What Contractors Must Demonstrate
Contractors bidding for structured commercial tenders should demonstrate:
- Relevant third-party accreditation
- Competent supervision and workforce structure
- Alignment with tested manufacturer systems
- Project-specific methodology
- Interface management strategy
- Digital reporting capability
- Resource capacity confirmation
Those wanting to strengthen how they build pricing assumptions, manage risk allowances, and stay competitive without under-scoping can use How to Price Fire Stopping Work Competitively as the contractor-side companion piece.
Framework vs One-Off Fire Stopping Tenders
Fire stopping may be procured via a single-project tender, multi-lot separation, or a framework agreement. Frameworks place greater emphasis on mobilisation capacity, reporting consistency, long-term compliance standards, and response-time commitments. Single-project tenders focus more heavily on defined scope and technical submission quality.
Evaluation & Award Criteria
Fire stopping tenders are commonly evaluated against weighted criteria such as:
- Compliance & certification (30–40%)
- Technical methodology (20–30%)
- Commercial cost (30–40%)
Example:
Two contractors submit bids of £240,000 and £265,000. The higher submission includes a defined tested system matrix, asset tagging methodology, and structured digital reporting. The additional cost may be justified where compliance defensibility is prioritised.
Contractors often review current commercial fire stopping tenders to understand how submission criteria, compliance requirements and documentation standards are structured across different procurement exercises.
Common Fire Stopping Procurement Failures
- Treating fire stopping as minor trade works
- Failing to specify tested configurations
- Ignoring interface sequencing
- Undefined substrate conditions
- Inconsistent reporting standards
- Over-reliance on lowest price
- No clarification control
Structured Procurement as Risk Control
Structured fire stopping procurement enables:
- Like-for-like pricing comparison
- Defined risk allocation
- Controlled clarification
- Clear evidence output
- Documented award rationale
- Reduced variation reliance
Informal pricing models undermine comparability and increase long-term compliance exposure.
For Commercial Clients
Define scope clearly. Specify tested systems, digital reporting standards, and clarification control. Evaluate compliance credibility alongside cost. Structured fire stopping tenders reduce systemic risk across portfolios.
For Contractors
Invest in accreditation clarity, tested system knowledge, interface planning, and structured evidence capability. Compete on compliance credibility rather than lowest price.
Frequently Asked Questions
Is fire stopping legally required in commercial buildings?
Yes. Compartmentation integrity is required under UK fire safety legislation.
How does fire stopping differ from general builders' works?
It requires tested system alignment, certification evidence, and structured documentation standards.
Do HRRB projects require enhanced documentation?
Yes.
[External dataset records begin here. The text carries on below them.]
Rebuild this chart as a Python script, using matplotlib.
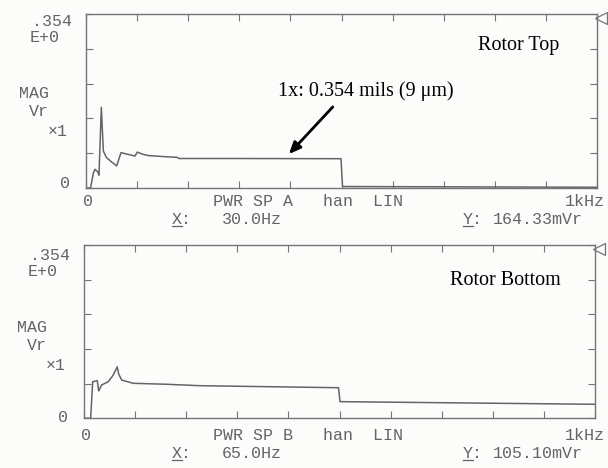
import matplotlib
matplotlib.use("Agg")
import matplotlib.pyplot as plt
import numpy as np

# ---------------- data ----------------
full_scale = 0.354
x_max = 1000.0

freq_top = [0, 9, 14.3, 17.6, 22.9, 25.4, 30.0, 34, 40, 50, 60, 68.5, 80, 95.9,
            100.4, 110, 122, 150, 177.5, 182.6, 300, 499, 502, 1000]
mag_top = [0, 0, 0.030, 0.038, 0.033, 0.026, 0.164, 0.075, 0.062, 0.053, 0.045,
           0.072, 0.069, 0.065, 0.073, 0.069, 0.066, 0.064, 0.0625, 0.060, 0.060,
           0.0596, 0.003, 0.0015]

freq_bot = [0, 13, 17, 26, 28.8, 34.4, 47.5, 57, 65.0, 68, 74, 96.5, 162, 227,
            498, 501, 1000]
mag_bot = [0, 0, 0.0748, 0.0768, 0.0558, 0.068, 0.0748, 0.088, 0.1051, 0.090,
           0.078, 0.0715, 0.0695, 0.0666, 0.0625, 0.034, 0.0286]

x_ticks = [0, 100, 200, 300, 400, 500, 600, 700, 800, 900, 1000]
y_ticks = [0, 0.0708, 0.1416, 0.2124, 0.2832, 0.354]

top_labels = dict(scale=".354", exp="E+0", mag="MAG", unit="Vr", mult="×1",
                  zero="0", info="PWR SP A   han  LIN", xend="1kHz",
                  xval="30.0Hz", yval="164.33mVr", title="Rotor Top")
bot_labels = dict(scale=".354", exp="E+0", mag="MAG", unit="Vr", mult="×1",
                  zero="0", info="PWR SP B   han  LIN", xend="1kHz",
                  xval="65.0Hz", yval="105.10mVr", title="Rotor Bottom")
annot_text = "1x: 0.354 mils (9 μm)"
arrow_tail = (483, 0.165)
arrow_head = (397, 0.069)

# ---------------- figure ----------------
W, H = 608, 468
fig = plt.figure(figsize=(W / 100, H / 100), dpi=100, facecolor="#fcfcfa")

ink = "#646464"
frame = "#747474"
mono = "Liberation Mono"
serif = "Liberation Serif"


def px(x, y):
    return x / W, 1 - y / H


def ftxt(x, y, s, ha="left", va="center", **kw):
    kw.setdefault("family", mono)
    kw.setdefault("fontsize", 12)
    kw.setdefault("color", ink)
    fig.text(*px(x, y), s, ha=ha, va=va, **kw)


def uline(x0, x1, y):
    fig.add_artist(plt.Line2D([x0 / W, x1 / W], [1 - y / H, 1 - y / H],
                              color=ink, lw=0.9))


def make_panel(left, top, right, bottom, f, m):
    ax = fig.add_axes([left / W, 1 - bottom / H, (right - left) / W,
                       (bottom - top) / H])
    ax.set_facecolor("none")
    ax.plot(f, m, color=ink, lw=1.1)
    ax.set_xlim(0, x_max)
    ax.set_ylim(0, full_scale)
    ax.set_xticks(x_ticks)
    ax.set_yticks(y_ticks)
    ax.tick_params(direction="in", length=5, width=0.8, color=frame,
                   top=True, right=True, labelleft=False, labelbottom=False)
    for s in ax.spines.values():
        s.set_color(frame)
        s.set_linewidth(1.0)
    # reference level marker
    ax.plot([1.007], [0.975], marker="<", ms=8, mfc="none", mec=frame, mew=0.9,
            transform=ax.transAxes, clip_on=False)
    return ax


def panel_texts(lab, dy, dx=0):
    ftxt(72 + dx, 22 + dy, lab["scale"], ha="right")
    ftxt(60 + dx, 38 + dy, lab["exp"], ha="right")
    ftxt(49 + dx, 93 + dy, lab["mag"], ha="right")
    ftxt(49 + dx, 111 + dy, lab["unit"], ha="right")
    ftxt(68 + dx, 131 + dy, lab["mult"], ha="right")
    ftxt(70 + dx, 183 + dy, lab["zero"], ha="right")
    ftxt(87.5 + dx, 202 + dy, lab["zero"], ha="center")
    ftxt(213, 202 + dy, lab["info"])
    ftxt(605, 202 + dy, lab["xend"], ha="right")
    ftxt(172, 219 + dy, "X:")
    uline(172, 182, 226 + dy)
    ftxt(222, 219 + dy, lab["xval"])
    ftxt(463, 219 + dy, "Y:")
    uline(463, 473, 226 + dy)
    ftxt(493, 219 + dy, lab["yval"])


ax1 = make_panel(86, 14, 597, 188, freq_top, mag_top)
ax2 = make_panel(84, 245, 595, 418.3, freq_bot, mag_bot)

panel_texts(top_labels, 0)
panel_texts(bot_labels, 234, dx=-2)

fig.text(*px(478, 50), top_labels["title"], family=serif, fontsize=14.5,
         color="black", ha="left", va="baseline")
fig.text(*px(450, 285), bot_labels["title"], family=serif, fontsize=14.5,
         color="black", ha="left", va="baseline")
fig.text(*px(278, 96), annot_text, family=serif, fontsize=14.5,
         color="black", ha="left", va="baseline")

ax1.annotate("", xy=arrow_head, xytext=arrow_tail, xycoords="data",
             arrowprops=dict(arrowstyle="-|>,head_length=0.7,head_width=0.3",
                             color="black", lw=2.0, shrinkA=0, shrinkB=0))

fig.savefig("out.png", dpi=100, facecolor=fig.get_facecolor())
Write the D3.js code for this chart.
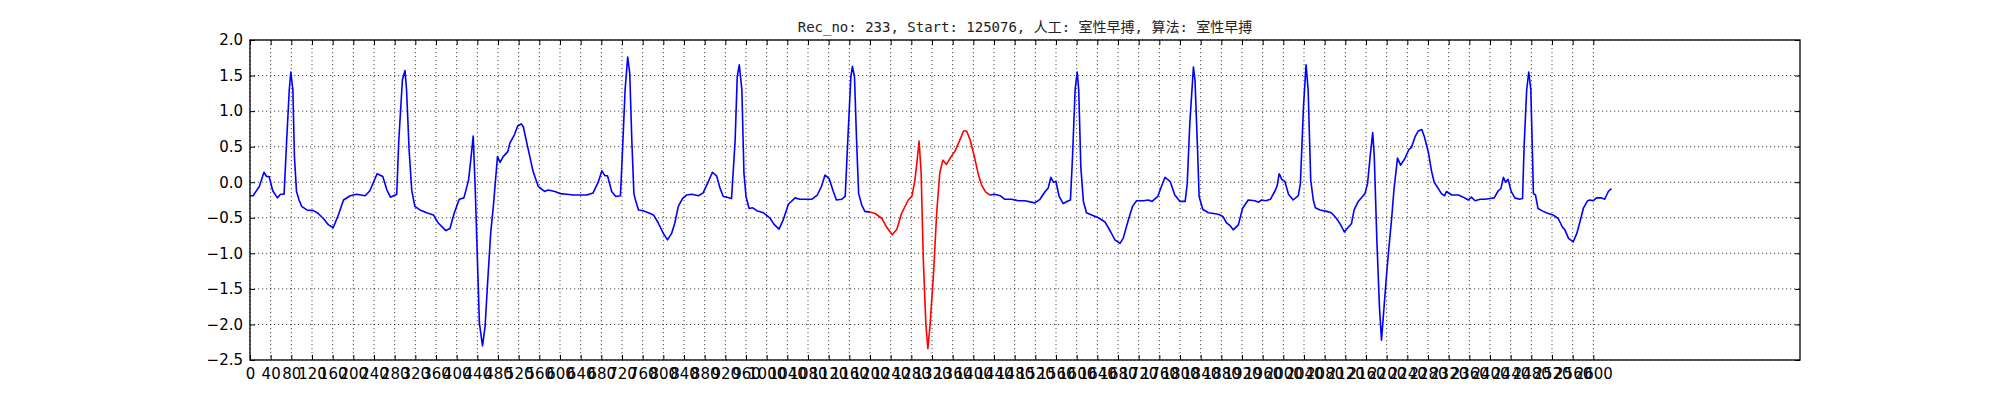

Higher-Risk Residential Buildings require heightened traceability and structured evidence.
Should fire stopping be separated from other passive fire works?
Often yes. Specialist separation improves clarity and reduces pricing distortion.
What is the most common procurement mistake?
Issuing vague scope documentation and expecting accurate, comparable pricing.
Final Summary
Fire stopping tenders in the UK must be structured around compartmentation integrity, legislative compliance, tested system alignment, and defined documentation standards. Well-designed tenders improve comparability, reduce pricing distortion, and strengthen long-term compliance defensibility. Unstructured procurement introduces systemic risk.